- **Work required**
Please, without the pictures, retype exactly the lines from the start of the material through the line that holds "(0,0) rectangle (1128,570);".

## BEGIN

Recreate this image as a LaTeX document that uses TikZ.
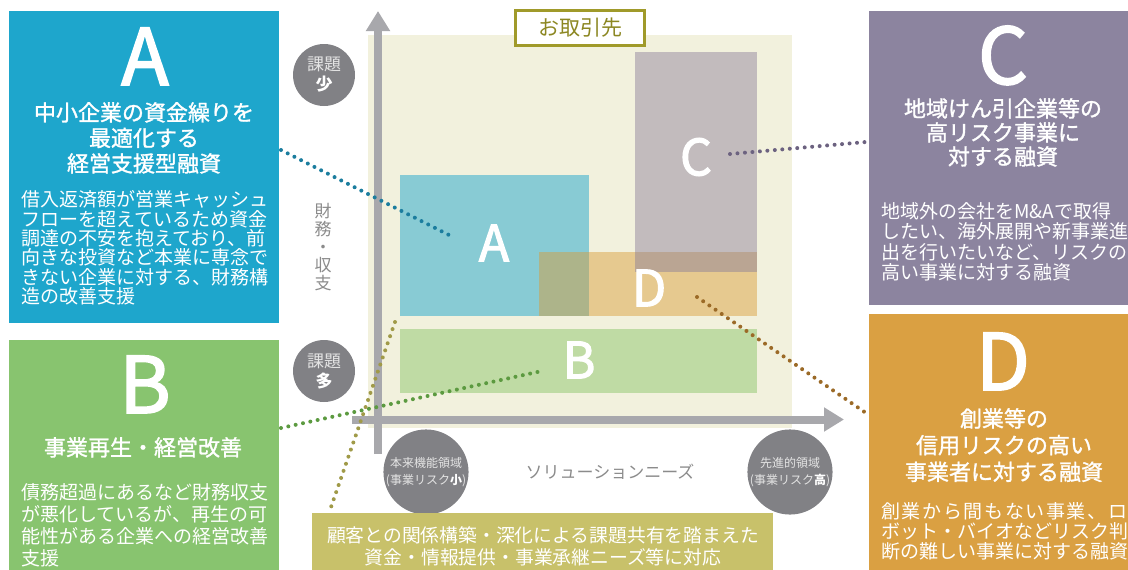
\documentclass[tikz,border=0pt]{standalone}
\usepackage{fontspec}
\setmainfont{Noto Sans CJK JP}
\newfontfamily\medfont{Noto Sans CJK JP}[FakeBold=1.3]
\newfontfamily\letfont{Noto Sans CJK JP}[FakeBold=2.2]
\usetikzlibrary{arrows.meta}
\definecolor{pA}{HTML}{1EA6CC}
\definecolor{pB}{HTML}{88C46F}
\definecolor{pC}{HTML}{8C849F}
\definecolor{pD}{HTML}{DAA042}
\definecolor{bg}{HTML}{F2F1DD}
\definecolor{rA}{HTML}{88CBD4}
\definecolor{rB}{HTML}{BFDBA4}
\definecolor{rC}{HTML}{C2BBBD}
\definecolor{rD}{HTML}{E6C98F}
\definecolor{rAD}{HTML}{ADB48A}
\definecolor{rCD}{HTML}{BAA593}
\definecolor{axgray}{HTML}{A8A8AC}
\definecolor{cgray}{HTML}{818185}
\definecolor{lgray}{HTML}{E4E4E4}
\definecolor{tgray}{HTML}{8B8B8B}
\definecolor{olive}{HTML}{C8C16A}
\definecolor{oliveline}{HTML}{A09A2A}
\definecolor{olivetext}{HTML}{8C8722}
\definecolor{dA}{HTML}{1B7D9E}
\definecolor{dB}{HTML}{5C9A40}
\definecolor{dC}{HTML}{6C6280}
\definecolor{dD}{HTML}{9B6A27}
\definecolor{dO}{HTML}{A09A48}
\newcommand\myfs[2]{\fontsize{#1}{#2}\selectfont}
\begin{document}
\begin{tikzpicture}[x=1pt,y=-1pt,
  panel/.style={inner sep=0pt, outer sep=0pt, anchor=north west, draw=none},
  bigletter/.style={text=white, font=\letfont\myfs{78}{78}, anchor=base, inner sep=0pt},
  midletter/.style={text=white, font=\letfont\myfs{50}{50}, anchor=center, inner sep=0pt},
  headtxt/.style={text=white, align=center, anchor=north, inner sep=0pt},
  bodytxt/.style={text=white, align=left, anchor=north west, inner sep=0pt, font=\myfs{19}{20}},
  dotline/.style={line width=4pt, line cap=round, dash pattern=on 0pt off 7.5pt},
  axisline/.style={line width=8pt, draw=axgray, -{Triangle[width=23pt,length=20pt]}},
  qcircle/.style={circle, fill=cgray, inner sep=0pt, text=lgray, align=center},
]
\useasboundingbox (0,0) rectangle (1128,570);

% ---------- centre chart ----------
\node[panel, fill=bg, minimum width=424pt, minimum height=393pt] (bgr) at (368,35) {};
\node[panel, fill=rC, minimum width=122pt, minimum height=220pt] (rectC) at (635,52) {};
\node[panel, fill=rA, minimum width=189pt, minimum height=141pt] (rectA) at (400,175) {};
\node[panel, fill=rD, minimum width=218pt, minimum height=64pt] (rectD) at (539,252) {};
\node[panel, fill=rAD, minimum width=50pt, minimum height=64pt] (rectAD) at (539,252) {};
\node[panel, fill=rCD, minimum width=122pt, minimum height=20pt] (rectCD) at (635,252) {};
\node[panel, fill=rB, minimum width=357pt, minimum height=64pt] (rectB) at (400,329) {};

\node[midletter] (lA) at (494,243) {A};
\node[midletter] (lC) at (696,157) {C};
\node[midletter] (lD) at (649,288) {D};
\node[midletter] (lB) at (579,360) {B};

% axes
\coordinate (vbot) at (378,454);
\coordinate (vtop) at (378,11);
\coordinate (hleft) at (352,419.5);
\coordinate (hright) at (844,419.5);
\draw[axisline] (vbot) -- (vtop);
\draw[axisline] (hleft) -- (hright);

% title box
\node[draw=oliveline, line width=3pt, fill=white, minimum width=129pt, minimum height=35pt,
      inner sep=0pt, text=olivetext, font=\myfs{21}{21}] (client) at (580,28) {お取引先};

% circles
\node[qcircle, minimum size=62pt, font=\myfs{17}{20}] (qlow) at (324,75) {課題\\\textcolor{white}{\textbf{少}}};
\node[qcircle, minimum size=62pt, font=\myfs{17}{20}] (qhigh) at (324,371) {課題\\\textcolor{white}{\textbf{多}}};
\node[qcircle, minimum size=77pt, font=\myfs{12}{17}] (rlow) at (426,472) {本来機能領域\\(事業リスク\textcolor{white}{\textbf{小}})};
\node[qcircle, minimum size=77pt, font=\myfs{12}{17}] (rhigh) at (790,472) {先進的領域\\(事業リスク\textcolor{white}{\textbf{高}})};

\node[text=tgray, align=center, inner sep=0pt, font=\myfs{17}{17.8}] (vlab) at (323,247) {財\\務\\・\\収\\支};
\node[text=tgray, inner sep=0pt, font=\myfs{17}{17}] (hlab) at (610,472) {ソリューションニーズ};

% bottom olive box
\node[panel, fill=olive, minimum width=461pt, minimum height=57pt] (obox) at (312,513) {};
\node[text=white, align=center, inner sep=0pt, font=\myfs{18.8}{22}] (otext) at (543,546)
  {顧客との関係構築・深化による課題共有を踏まえた\\資金・情報提供・事業承継ニーズ等に対応};

% ---------- panel A ----------
\node[panel, fill=pA, minimum width=270pt, minimum height=312pt] (boxA) at (9,11) {};
\node[bigletter] (bigA) at (145,85) {A};
\node[headtxt, font=\medfont\myfs{22}{25.5}] (headA) at (144,102)
  {中小企業の資金繰りを\\最適化する\\経営支援型融資};
\node[bodytxt, font=\myfs{19}{19.4}] (bodyA) at (21,190.5)
  {借入返済額が営業キャッシュ\\フローを超えているため資金\\調達の不安を抱えており、前\\向きな投資など本業に専念で\\きない企業に対する、財務構\\造の改善支援};

% ---------- panel B ----------
\node[panel, fill=pB, minimum width=270pt, minimum height=230pt] (boxB) at (9,340) {};
\node[bigletter] (bigB) at (145,413) {B};
\node[headtxt, font=\medfont\myfs{22}{25}] (headB) at (143,437) {事業再生・経営改善};
\node[bodytxt, font=\myfs{19}{22}] (bodyB) at (21,483.5)
  {債務超過にあるなど財務収支\\が悪化しているが、再生の可\\能性がある企業への経営改善\\支援};

% ---------- panel C ----------
\node[panel, fill=pC, minimum width=259pt, minimum height=294pt] (boxC) at (869,11) {};
\node[bigletter] (bigC) at (1003,84) {C};
\node[headtxt, font=\medfont\myfs{22}{24}] (headC) at (1003,98)
  {地域けん引企業等の\\高リスク事業に\\対する融資};
\node[bodytxt, font=\myfs{19}{20.3}] (bodyC) at (881,202.5)
  {地域外の会社をM\&Aで取得\\したい、海外展開や新事業進\\出を行いたいなど、リスクの\\高い事業に対する融資};

% ---------- panel D ----------
\node[panel, fill=pD, minimum width=259pt, minimum height=256pt] (boxD) at (869,314) {};
\node[bigletter] (bigD) at (1003,390) {D};
\node[headtxt, font=\medfont\myfs{22}{26.7}] (headD) at (1004,408)
  {創業等の\\信用リスクの高い\\事業者に対する融資};
\node[bodytxt, font=\myfs{19}{20}] (bodyD) at (881,502.5)
  {\makebox[246pt][s]{創\hfil 業\hfil か\hfil ら\hfil 間\hfil も\hfil な\hfil い\hfil 事\hfil 業\hfil 、\hfil ロ}\\ボット・バイオなどリスク判\\断の難しい事業に対する融資};

% ---------- dotted connectors ----------
\coordinate (a1) at (281,150);  \coordinate (a2) at (449,235);
\coordinate (b1) at (281,428);  \coordinate (b2) at (542,371);
\coordinate (c1) at (730,154);  \coordinate (c2) at (866,142);
\coordinate (d1) at (697,297);  \coordinate (d2) at (866,413);
\coordinate (o1) at (395,322);  \coordinate (o2) at (330,510);
\draw[dotline, dA] (a1) -- (a2);
\draw[dotline, dB] (b1) -- (b2);
\draw[dotline, dC] (c1) -- (c2);
\draw[dotline, dD] (d1) -- (d2);
\draw[dotline, dO] (o1) -- (o2);
\end{tikzpicture}
\end{document}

## END

- **In response**
Recreate this image as a LaTeX document that uses TikZ.
\documentclass[tikz,border=0pt]{standalone}
\usepackage{fontspec}
\setmainfont{Noto Sans CJK JP}
\newfontfamily\medfont{Noto Sans CJK JP}[FakeBold=1.3]
\newfontfamily\letfont{Noto Sans CJK JP}[FakeBold=2.2]
\usetikzlibrary{arrows.meta}
\definecolor{pA}{HTML}{1EA6CC}
\definecolor{pB}{HTML}{88C46F}
\definecolor{pC}{HTML}{8C849F}
\definecolor{pD}{HTML}{DAA042}
\definecolor{bg}{HTML}{F2F1DD}
\definecolor{rA}{HTML}{88CBD4}
\definecolor{rB}{HTML}{BFDBA4}
\definecolor{rC}{HTML}{C2BBBD}
\definecolor{rD}{HTML}{E6C98F}
\definecolor{rAD}{HTML}{ADB48A}
\definecolor{rCD}{HTML}{BAA593}
\definecolor{axgray}{HTML}{A8A8AC}
\definecolor{cgray}{HTML}{818185}
\definecolor{lgray}{HTML}{E4E4E4}
\definecolor{tgray}{HTML}{8B8B8B}
\definecolor{olive}{HTML}{C8C16A}
\definecolor{oliveline}{HTML}{A09A2A}
\definecolor{olivetext}{HTML}{8C8722}
\definecolor{dA}{HTML}{1B7D9E}
\definecolor{dB}{HTML}{5C9A40}
\definecolor{dC}{HTML}{6C6280}
\definecolor{dD}{HTML}{9B6A27}
\definecolor{dO}{HTML}{A09A48}
\newcommand\myfs[2]{\fontsize{#1}{#2}\selectfont}
\begin{document}
\begin{tikzpicture}[x=1pt,y=-1pt,
  panel/.style={inner sep=0pt, outer sep=0pt, anchor=north west, draw=none},
  bigletter/.style={text=white, font=\letfont\myfs{78}{78}, anchor=base, inner sep=0pt},
  midletter/.style={text=white, font=\letfont\myfs{50}{50}, anchor=center, inner sep=0pt},
  headtxt/.style={text=white, align=center, anchor=north, inner sep=0pt},
  bodytxt/.style={text=white, align=left, anchor=north west, inner sep=0pt, font=\myfs{19}{20}},
  dotline/.style={line width=4pt, line cap=round, dash pattern=on 0pt off 7.5pt},
  axisline/.style={line width=8pt, draw=axgray, -{Triangle[width=23pt,length=20pt]}},
  qcircle/.style={circle, fill=cgray, inner sep=0pt, text=lgray, align=center},
]
\useasboundingbox (0,0) rectangle (1128,570);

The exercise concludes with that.